Below is a block of records: output all of them exactly and leave out the pictures.

+++ Materials provided +++

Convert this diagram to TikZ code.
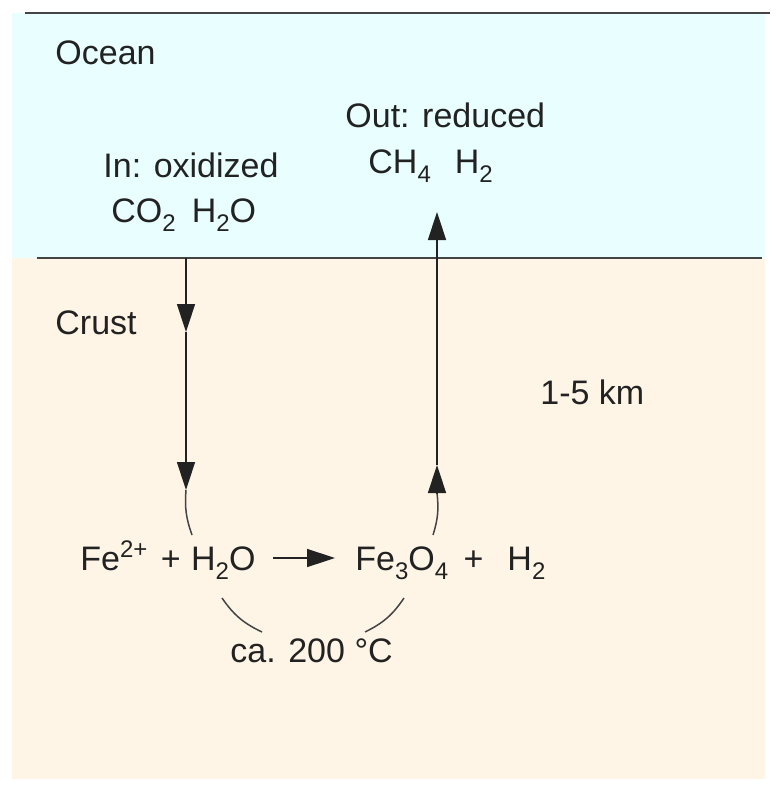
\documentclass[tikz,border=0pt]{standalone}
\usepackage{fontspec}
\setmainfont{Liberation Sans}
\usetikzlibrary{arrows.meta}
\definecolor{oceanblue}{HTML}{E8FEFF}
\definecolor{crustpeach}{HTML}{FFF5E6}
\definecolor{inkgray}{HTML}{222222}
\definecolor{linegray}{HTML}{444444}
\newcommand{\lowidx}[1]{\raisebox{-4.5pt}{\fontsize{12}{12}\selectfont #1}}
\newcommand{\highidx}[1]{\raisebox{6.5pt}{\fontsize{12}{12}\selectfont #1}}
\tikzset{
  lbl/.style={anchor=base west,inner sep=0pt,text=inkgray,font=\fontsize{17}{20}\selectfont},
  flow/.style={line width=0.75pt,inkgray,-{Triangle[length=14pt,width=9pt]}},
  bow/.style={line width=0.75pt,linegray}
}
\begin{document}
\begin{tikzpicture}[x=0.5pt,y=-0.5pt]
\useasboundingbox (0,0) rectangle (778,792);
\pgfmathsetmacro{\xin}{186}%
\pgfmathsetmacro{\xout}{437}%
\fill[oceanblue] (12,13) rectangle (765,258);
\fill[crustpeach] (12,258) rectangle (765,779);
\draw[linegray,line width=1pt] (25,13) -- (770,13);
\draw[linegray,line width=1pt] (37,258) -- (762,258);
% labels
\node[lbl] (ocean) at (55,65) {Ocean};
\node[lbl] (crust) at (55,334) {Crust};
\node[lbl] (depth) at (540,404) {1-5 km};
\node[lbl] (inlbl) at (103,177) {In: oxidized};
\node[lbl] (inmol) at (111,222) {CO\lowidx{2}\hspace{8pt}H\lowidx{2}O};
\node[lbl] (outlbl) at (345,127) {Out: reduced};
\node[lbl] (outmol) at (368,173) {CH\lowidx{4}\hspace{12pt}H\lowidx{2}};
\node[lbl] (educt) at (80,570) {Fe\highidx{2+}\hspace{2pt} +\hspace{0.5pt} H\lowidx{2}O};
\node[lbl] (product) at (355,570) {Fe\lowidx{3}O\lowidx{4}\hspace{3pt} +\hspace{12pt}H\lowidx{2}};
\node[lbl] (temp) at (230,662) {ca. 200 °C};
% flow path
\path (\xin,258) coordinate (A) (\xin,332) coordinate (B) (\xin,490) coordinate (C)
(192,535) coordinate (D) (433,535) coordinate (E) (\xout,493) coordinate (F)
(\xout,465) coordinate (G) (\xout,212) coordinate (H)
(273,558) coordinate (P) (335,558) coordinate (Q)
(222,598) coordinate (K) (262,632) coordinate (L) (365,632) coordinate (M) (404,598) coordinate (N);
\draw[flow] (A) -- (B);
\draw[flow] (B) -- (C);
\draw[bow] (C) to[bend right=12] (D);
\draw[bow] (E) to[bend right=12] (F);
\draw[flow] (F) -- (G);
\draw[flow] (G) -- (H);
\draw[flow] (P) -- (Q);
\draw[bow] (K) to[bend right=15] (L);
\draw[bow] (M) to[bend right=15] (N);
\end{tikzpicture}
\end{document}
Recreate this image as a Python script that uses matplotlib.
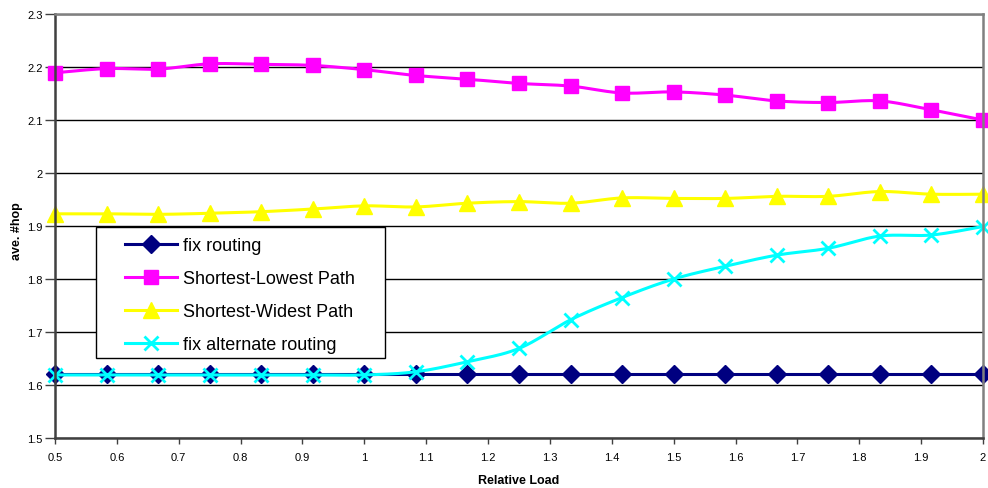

+++

--- Final result ---
Convert this diagram to TikZ code.
\documentclass[tikz,border=0pt]{standalone}
\usepackage{fontspec}
\setmainfont{Liberation Sans}
\usetikzlibrary{arrows.meta}
\definecolor{oceanblue}{HTML}{E8FEFF}
\definecolor{crustpeach}{HTML}{FFF5E6}
\definecolor{inkgray}{HTML}{222222}
\definecolor{linegray}{HTML}{444444}
\newcommand{\lowidx}[1]{\raisebox{-4.5pt}{\fontsize{12}{12}\selectfont #1}}
\newcommand{\highidx}[1]{\raisebox{6.5pt}{\fontsize{12}{12}\selectfont #1}}
\tikzset{
  lbl/.style={anchor=base west,inner sep=0pt,text=inkgray,font=\fontsize{17}{20}\selectfont},
  flow/.style={line width=0.75pt,inkgray,-{Triangle[length=14pt,width=9pt]}},
  bow/.style={line width=0.75pt,linegray}
}
\begin{document}
\begin{tikzpicture}[x=0.5pt,y=-0.5pt]
\useasboundingbox (0,0) rectangle (778,792);
\pgfmathsetmacro{\xin}{186}%
\pgfmathsetmacro{\xout}{437}%
\fill[oceanblue] (12,13) rectangle (765,258);
\fill[crustpeach] (12,258) rectangle (765,779);
\draw[linegray,line width=1pt] (25,13) -- (770,13);
\draw[linegray,line width=1pt] (37,258) -- (762,258);
% labels
\node[lbl] (ocean) at (55,65) {Ocean};
\node[lbl] (crust) at (55,334) {Crust};
\node[lbl] (depth) at (540,404) {1-5 km};
\node[lbl] (inlbl) at (103,177) {In: oxidized};
\node[lbl] (inmol) at (111,222) {CO\lowidx{2}\hspace{8pt}H\lowidx{2}O};
\node[lbl] (outlbl) at (345,127) {Out: reduced};
\node[lbl] (outmol) at (368,173) {CH\lowidx{4}\hspace{12pt}H\lowidx{2}};
\node[lbl] (educt) at (80,570) {Fe\highidx{2+}\hspace{2pt} +\hspace{0.5pt} H\lowidx{2}O};
\node[lbl] (product) at (355,570) {Fe\lowidx{3}O\lowidx{4}\hspace{3pt} +\hspace{12pt}H\lowidx{2}};
\node[lbl] (temp) at (230,662) {ca. 200 °C};
% flow path
\path (\xin,258) coordinate (A) (\xin,332) coordinate (B) (\xin,490) coordinate (C)
(192,535) coordinate (D) (433,535) coordinate (E) (\xout,493) coordinate (F)
(\xout,465) coordinate (G) (\xout,212) coordinate (H)
(273,558) coordinate (P) (335,558) coordinate (Q)
(222,598) coordinate (K) (262,632) coordinate (L) (365,632) coordinate (M) (404,598) coordinate (N);
\draw[flow] (A) -- (B);
\draw[flow] (B) -- (C);
\draw[bow] (C) to[bend right=12] (D);
\draw[bow] (E) to[bend right=12] (F);
\draw[flow] (F) -- (G);
\draw[flow] (G) -- (H);
\draw[flow] (P) -- (Q);
\draw[bow] (K) to[bend right=15] (L);
\draw[bow] (M) to[bend right=15] (N);
\end{tikzpicture}
\end{document}
Recreate this image as a Python script that uses matplotlib.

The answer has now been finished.